Par Alassane BA.
Ancien DG pi Africa50, Ancien DG Shelter Afrique, Ancien Chef de Division Industries et Services à la Banque africaine de Développement, Alassane BA apporte son analyse sur l’un des investissements privés les plus importants de la présente décennie.
Etant la septième du monde par sa capacité de 650 000 barils par jour, la raffinerie Dangoté revêt toutes les caractéristiques d’un projet pharaonique qui bouleverse tout. Il s’agit d’un nouveau paradigme pour l’avenir industriel du continent. Tout est gargantuesque ! Son promoteur ne manque pas d’ambition et surtout d’audace, conditions essentielles pour le développement industriel de l’Afrique. Comme disait Goethe « quoi que vous rêviez d’entreprendre, commencez-le. L’audace a du génie, du pouvoir et de la magie ». Le projet est en soi un cas d’école digne d’être enseigné dans les meilleures écoles de commerce et d’Ingénieurs du monde pour comprendre tous les enjeux qui se posent au financement des projets industriels, leur mise en œuvre et leur exploitation.
A chaque phase, l’échec n’est pas loin, l’écart entre le succès et sa face cachée qu’est l’échec est aussi fine qu’une lame de rasoir ou le temps de latence entre l’inspiration et l’expiration. Il a fallu tout construire : le port, la centrale électrique, la logistique de transports et même les routes. Du néant, il a édifié un site industriel de classe mondiale qui a coûté 20 milliards USD. A titre analogique, seuls 2 pays de l’UEMOA ont un PIB supérieur à 20 milliards de USD.
Un projet de 20 milliards dollars est en général hors de portée d’une personne physique, fût-elle la plus riche d’Afrique. Seules les multinationales et investisseurs institutionnels sont attirés par de tels projets, en raison de leur surface financière et leurs appétits pour de tels risques en raison de leur capital patient. Les raffineries de pétrole sont très risquées, en raison des conditions d’approvisionnement en pétrole brut, le niveau de fonds de roulement, la faiblesse des marges et la réglementation environnementale sur les produits finis.

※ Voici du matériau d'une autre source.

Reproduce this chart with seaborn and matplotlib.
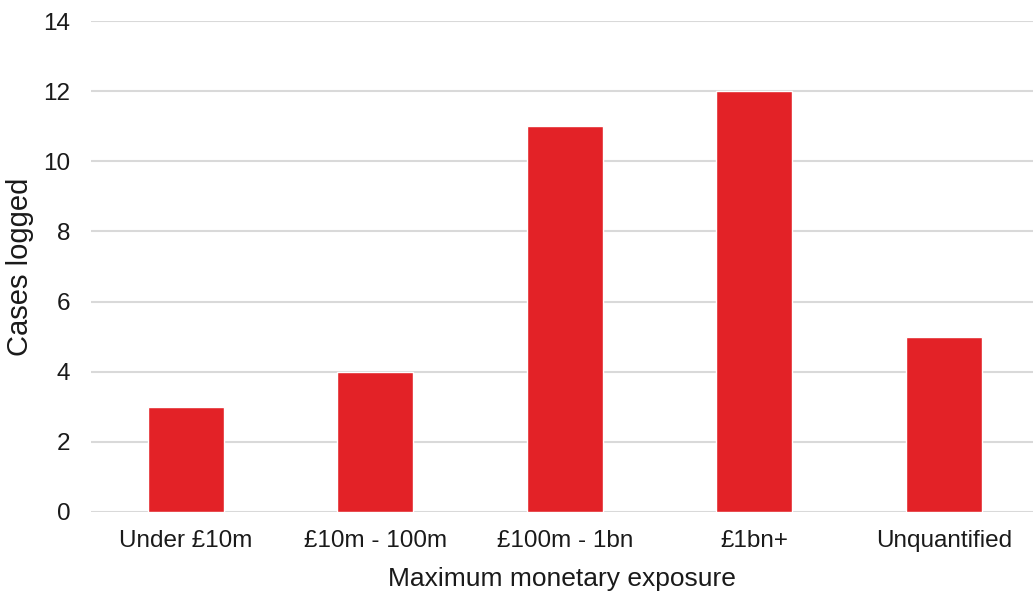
import matplotlib
matplotlib.use("Agg")
import matplotlib.pyplot as plt
import seaborn as sns
import pandas as pd

categories = ["Under £10m", "£10m - 100m", "£100m - 1bn", "£1bn+", "Unquantified"]
cases = [3, 4, 11, 12, 5]
y_ticks = [0, 2, 4, 6, 8, 10, 12, 14]

df = pd.DataFrame({"exposure": categories, "cases": cases})

sns.set_theme(style="white")
plt.rcParams["font.family"] = ["Liberation Sans", "DejaVu Sans"]

fig = plt.figure(figsize=(10.33, 5.95), dpi=100)
ax = fig.add_axes([91 / 1033, 83 / 595, (1033 - 91) / 1033, (512 - 21) / 595])

sns.barplot(data=df, x="exposure", y="cases", color="#E32227", width=0.4,
            saturation=1, ax=ax, zorder=3)

ax.set_ylim(0, 14)
ax.set_xlim(-0.5, 4.47)
ax.set_yticks(y_ticks)
ax.yaxis.grid(True, color="#D9D9D9", linewidth=1.5, zorder=0)
ax.xaxis.grid(False)
for s in ax.spines.values():
    s.set_visible(False)
ax.tick_params(axis="both", length=0, labelsize=17.5, colors="#1a1a1a")
ax.tick_params(axis="y", pad=15)
ax.tick_params(axis="x", pad=13)
ax.set_xlabel("Maximum monetary exposure", fontsize=19, color="#1a1a1a", labelpad=11)
ax.set_ylabel("Cases logged", fontsize=21, color="#1a1a1a")
ax.yaxis.set_label_coords(-0.061, 0.5)

fig.savefig("out.png", dpi=100)
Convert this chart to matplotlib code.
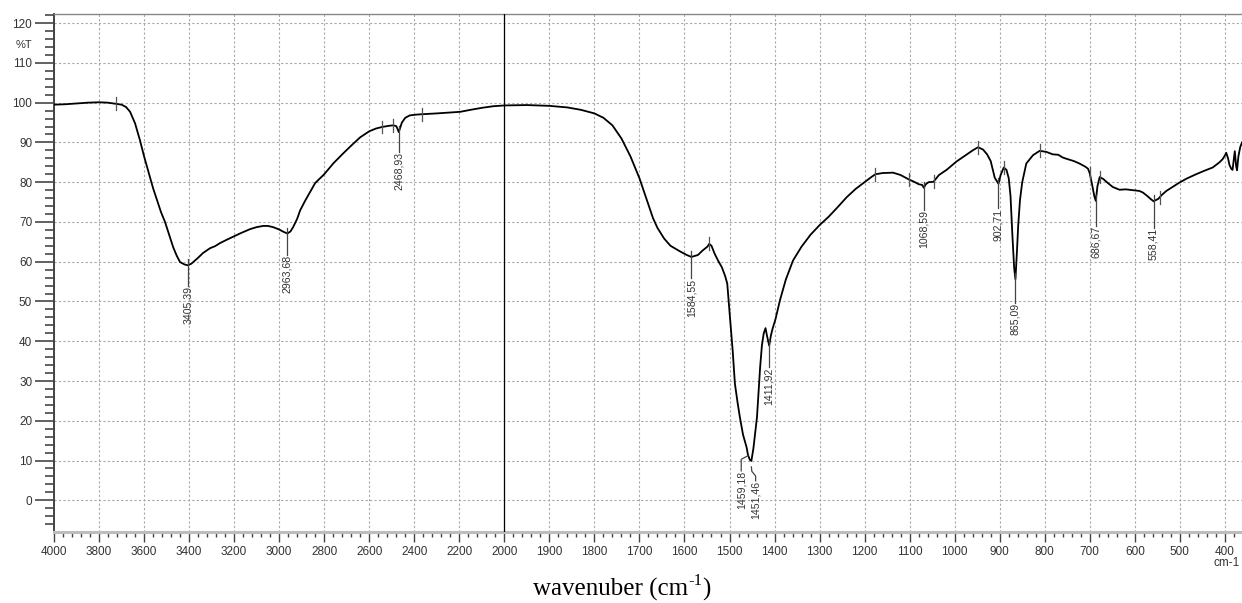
import numpy as np
import matplotlib
matplotlib.use("Agg")
import matplotlib.pyplot as plt
from matplotlib.ticker import FixedLocator, NullFormatter

# ---- spectrum (wavenumber in cm-1, transmittance in %T) ----
wavenumber = [
    4000, 3950, 3900, 3850, 3800, 3760, 3724, 3700, 3680, 3662, 3640, 3618,
    3600, 3580, 3560, 3542, 3525, 3507, 3490, 3471, 3455, 3440, 3420, 3405.39,
    3390, 3382, 3360, 3338, 3320, 3307, 3285, 3262, 3230, 3204, 3170, 3129,
    3100, 3071, 3050, 3027, 3000, 2980, 2963.68, 2950, 2938, 2920, 2907, 2884,
    2860, 2840, 2800, 2760, 2720, 2680, 2640, 2600, 2570, 2542, 2510, 2493,
    2480, 2475, 2468.93, 2462, 2455, 2440, 2420, 2390, 2364, 2330, 2300, 2250,
    2196, 2150, 2100, 2050, 2000, 1950, 1900, 1860, 1830, 1800, 1780, 1760,
    1740, 1720, 1700, 1685, 1670, 1660, 1645, 1631, 1610, 1595, 1584.55, 1570,
    1560, 1549, 1545, 1540, 1533, 1525, 1517, 1510, 1505, 1502, 1499, 1493,
    1488, 1482, 1477, 1470, 1462, 1459.18, 1455, 1451.46, 1447, 1443, 1439,
    1435, 1432, 1428, 1424, 1420, 1417, 1411.92, 1408, 1404, 1398, 1388, 1375,
    1359, 1340, 1320, 1300, 1280, 1260, 1240, 1220, 1200, 1185, 1176, 1160,
    1137, 1120, 1102, 1090, 1080, 1072, 1068.59, 1064, 1058, 1047, 1035, 1018,
    996, 974, 960, 948, 937, 928, 920, 911, 906, 902.71, 898, 891, 885, 880,
    876, 872, 868, 865.09, 862, 859, 855, 850, 841, 826, 811, 796, 782, 770,
    760, 752, 735, 723, 710, 704, 700, 695, 690, 686.67, 683, 678, 670, 660,
    649, 634, 620, 604, 590, 582, 572, 565, 558.41, 548, 540, 530, 515, 501,
    485, 464, 445, 427, 412, 405, 400, 397, 393, 390, 386, 383, 378, 375, 373,
    370, 366, 362,
]
transmittance = [
    99.5, 99.6, 99.8, 100.0, 100.1, 100.0, 99.7, 99.5, 98.9, 97.7, 94.8, 90.5,
    86.5, 82.5, 78.5, 75.4, 72.5, 70.0, 67.0, 63.7, 61.5, 59.9, 59.3, 59.1,
    59.5, 59.9, 61.0, 62.2, 62.9, 63.4, 63.9, 64.7, 65.6, 66.3, 67.2, 68.2,
    68.7, 69.0, 69.0, 68.7, 68.1, 67.5, 67.1, 67.6, 68.7, 70.8, 72.9, 75.4,
    77.8, 79.8, 82.0, 84.7, 87.0, 89.2, 91.3, 92.8, 93.5, 93.9, 94.2, 94.3,
    94.1, 93.5, 92.6, 93.8, 95.0, 96.2, 96.8, 97.0, 97.1, 97.2, 97.3, 97.5,
    97.7, 98.2, 98.7, 99.1, 99.3, 99.4, 99.2, 98.8, 98.2, 97.3, 96.2, 94.3,
    91.0, 86.5, 81.0, 76.0, 71.0, 68.5, 65.8, 64.0, 62.6, 61.7, 61.2, 61.7,
    62.8, 63.8, 64.5, 64.0, 62.0, 60.2, 58.6, 56.5, 54.5, 50.2, 46.0, 37.7,
    29.3, 24.5, 20.9, 16.5, 13.3, 11.5, 10.2, 9.9, 13.0, 17.0, 20.9,
    28.0, 33.5, 39.0, 42.0, 43.3, 41.5, 38.9, 41.5, 43.3, 45.5, 50.3, 55.5,
    60.3, 63.8, 66.8, 69.2, 71.3, 73.7, 76.2, 78.3, 80.0, 81.3, 82.0, 82.3,
    82.4, 81.8, 80.7, 80.1, 79.5, 79.3, 78.6, 79.5, 80.0, 80.1, 81.8, 83.1,
    85.2, 86.9, 88.0, 88.8, 88.2, 87.0, 85.3, 81.1, 80.2, 79.6, 81.8, 83.7,
    83.1, 81.0, 76.5, 67.0, 58.5, 55.6, 62.0, 69.0, 75.5, 80.0, 84.7, 86.8,
    87.9, 87.6, 87.0, 86.9, 86.2, 85.9, 85.3, 84.7, 83.9, 83.4, 82.2, 79.5,
    76.5, 75.3, 79.0, 81.3, 80.8, 79.8, 78.8, 78.1, 78.2, 78.0, 77.8, 77.4,
    76.5, 75.8, 75.2, 75.8, 76.8, 77.8, 78.9, 79.9, 80.9, 82.0, 82.9, 83.7,
    85.0, 85.8, 86.7, 87.4, 86.0, 84.4, 83.4, 83.1, 87.8, 84.0, 83.0, 86.5,
    88.8, 90.0,
]

# ---- labelled peaks ----
peak_wn = [3405.39, 2963.68, 2468.93, 1584.55, 1411.92, 1068.59, 902.71,
           865.09, 686.67, 558.41]
peak_text = ["3405,39", "2963,68", "2468,93", "1584,55", "1411,92", "1068,59",
             "902,71", "865,09", "686,67", "558,41"]
peak_label_top = [53.8, 61.6, 87.6, 55.8, 33.4, 72.9, 73.4, 49.7, 69.1, 68.6]

# the close pair at the main band, with bent leaders
pair_wn = [1459.18, 1451.46]
pair_text = ["1459,18", "1451,46"]
pair_text_wn = [1474, 1442]
pair_label_top = [7.4, 4.9]

# baseline markers on the trace
marker_wn = [3724, 2542, 2493, 2364, 1545, 1176, 1102, 1047, 948, 891, 811,
             700, 678, 545]

# ---- split wavenumber scale: 4000-2000 compressed 2x ----
def fwd(x):
    x = np.asarray(x, dtype=float)
    return np.where(x > 2000, 2000 + (x - 2000) / 2.0, x)


def inv(u):
    u = np.asarray(u, dtype=float)
    return np.where(u > 2000, 2000 + (u - 2000) * 2.0, u)


W, H = 1242, 603
fig = plt.figure(figsize=(W / 100, H / 100), dpi=100)
ax = fig.add_axes([54 / W, 1 - 531.7 / H, (W - 54) / W, (531.7 - 14) / H])
ax.set_xscale("function", functions=(fwd, inv))
ax.set_xlim(4000, 362)
ax.set_ylim(-7.9, 122.3)

tick_font = dict(family="Liberation Sans", size=8.5, color="#333333")

x_major = list(range(4000, 1999, -200)) + list(range(1900, 399, -100))
x_minor = [v for v in range(4000, 2000, -40) if v % 200] + \
          [v for v in range(2000, 360, -20) if v % 100]
ax.xaxis.set_major_locator(FixedLocator(x_major))
ax.xaxis.set_minor_locator(FixedLocator(x_minor))
ax.set_xticklabels([str(v) for v in x_major], fontdict=tick_font)
ax.xaxis.set_minor_formatter(NullFormatter())

y_major = list(range(0, 121, 10))
y_minor = [v for v in range(-6, 123, 2) if v % 10]
ax.yaxis.set_major_locator(FixedLocator(y_major))
ax.yaxis.set_minor_locator(FixedLocator(y_minor))
ax.set_yticklabels([str(v) for v in y_major], fontdict=tick_font)

ax.tick_params(axis="x", which="major", direction="out", length=7.2,
               width=1.0, color="#444444", pad=3)
ax.tick_params(axis="x", which="minor", direction="out", length=3.6,
               width=1.0, color="#444444")
ax.tick_params(axis="y", which="major", direction="out", length=13.7,
               width=1.3, color="#555555", pad=2)
ax.tick_params(axis="y", which="minor", direction="out", length=6.5,
               width=1.3, color="#555555")

ax.spines["right"].set_visible(False)
ax.spines["left"].set_color("#444444")
ax.spines["left"].set_linewidth(1.4)
ax.spines["top"].set_color("#888888")
ax.spines["top"].set_linewidth(1.0)
ax.spines["bottom"].set_color("#bdbdbd")
ax.spines["bottom"].set_linewidth(2.2)

ax.grid(True, which="major", linestyle=(0, (2, 2)), color="#a8a8a8",
        linewidth=0.8)
ax.set_axisbelow(True)

# divider between the two scale regions
ax.axvline(2000, color="black", linewidth=0.9, zorder=3)

# trace
ax.plot(wavenumber, transmittance, color="black", linewidth=1.3, zorder=4,
        solid_joinstyle="round")

wn_asc = wavenumber[::-1]
tr_asc = transmittance[::-1]

# baseline markers
for w in marker_wn:
    t = np.interp(w, wn_asc, tr_asc)
    ax.plot([w, w], [t - 1.6, t + 1.6], color="#555555", linewidth=0.9,
            zorder=5)

label_font = dict(family="Liberation Sans", size=7.6, color="#333333")

# peak labels with straight leaders
for w, txt, top in zip(peak_wn, peak_text, peak_label_top):
    t = np.interp(w, wn_asc, tr_asc)
    ax.plot([w, w], [t + 1.5, top], color="#444444", linewidth=0.9, zorder=5)
    ax.text(w, top, txt, rotation=90, ha="center", va="top", fontdict=label_font,
            zorder=6)

# paired labels under the main band
t0 = np.interp(pair_wn[0], wn_asc, tr_asc)
ax.plot([pair_wn[0], pair_text_wn[0], pair_text_wn[0]],
        [t0 - 0.3, t0 - 1.2, pair_label_top[0]],
        color="#444444", linewidth=0.9, zorder=5)
t1 = np.interp(pair_wn[1], wn_asc, tr_asc)
ax.plot([pair_wn[1], pair_wn[1] - 1, pair_text_wn[1], pair_text_wn[1]],
        [t1 - 1.5, t1 - 2.6, t1 - 3.8, pair_label_top[1]],
        color="#444444", linewidth=0.9, zorder=5)
for w, txt, top in zip(pair_text_wn, pair_text, pair_label_top):
    ax.text(w, top, txt, rotation=90, ha="center", va="top", fontdict=label_font,
            zorder=6)

# axis captions
fig.text(24 / W, 1 - 45 / H, "%T", ha="center", va="center",
         family="Liberation Sans", size=8, color="#333333")
fig.text(1240 / W, 1 - 563 / H, "cm-1", ha="right", va="center",
         family="Liberation Sans", size=8.5, color="#333333")

# x caption with a raised "-1", assembled from three pieces
renderer = fig.canvas.get_renderer()
serif = dict(family="Liberation Serif", color="black")
parts = [("wavenuber (cm", 18, 0.0), ("-1", 12, 11.0), (")", 18, 0.0)]
widths = []
for s, size, _ in parts:
    probe = fig.text(0, 0, s, size=size, **serif)
    widths.append(probe.get_window_extent(renderer).width)
    probe.remove()
x_px = 622 - sum(widths) / 2.0
base_px = H - 596
for (s, size, raise_px), w in zip(parts, widths):
    fig.text(x_px / W, (base_px + raise_px) / H, s, size=size, ha="left",
             va="baseline", **serif)
    x_px += w

fig.savefig("out.png", dpi=100)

Les exigences en fonds propres et assimilés de la raffinerie Dangoté avoisinent 8 milliards USD. Le projet initial aurait été estimé dans sa phase d’étude à 9 milliards. Le coût d’investissement actuel de 20 milliards de USD est le résultat de l’augmentation des coûts due au COVID et plus fondamentalement à la nature de tels projets toujours exposés au dépassement des coûts estimés, à l’image des jeux olympiques, les grands barrages, les tunnels et projets pétroliers. Les surcoûts moyens sont au minimum de 50% du coût initial, posant de sérieuses difficultés de boucler le plan de financement en raison des exigences de fonds propres et assimilés ainsi que la rentabilité financière qui se trouve très affectée. Surmonter ces difficultés est herculéen et cela ne va pas de soi. Le temps nous le dira.
La dette est portée essentiellement par les agences de crédit à l’export comme les EXIM Bank et AFREXIMBANK, ces institutions ont l’audace de leur mandat duquel dérive leur modus operandi. Le bouclage du financement du projet signifie que l’appétit existe pour le risque africain, particulièrement pour les projets pertinents et financièrement viables. Le risque pays existe certes mais il a été accepté comme modéré pour ce type de projet. Il est à noter que les banques de développement comme la BAD et la SFI sont présentes mais à des niveaux très bas dans le schéma de financement. Une question légitime se pose : est ce que ces banques sont adaptées pour le financement industriel qui constitue une vraie urgence en Afrique ? Ma réponse est non. Leur déclaration d’appétence aux risques et la taille de leurs allocations pour le financement non souverain exclut les grands projets de transformation des matières premières sur place. Tout projet d’envergure est hors de leur champ de financement créant une asymétrie entre le besoin de financement industriel de l’Afrique et les capacités financières existantes pour être l’investisseur d’ancrage. L’Afrique a besoin d’une institution financière dédiée au financement de l’industrie, à l’image de ce qui a été fait, avec le concours de la BAD, pour les assurances, le logement abordable, le commerce et les infrastructures. Une institution dédiée a l’appétence aux risques définie dans sa mission et les outils nécessaires pour la gestion des multiples risques.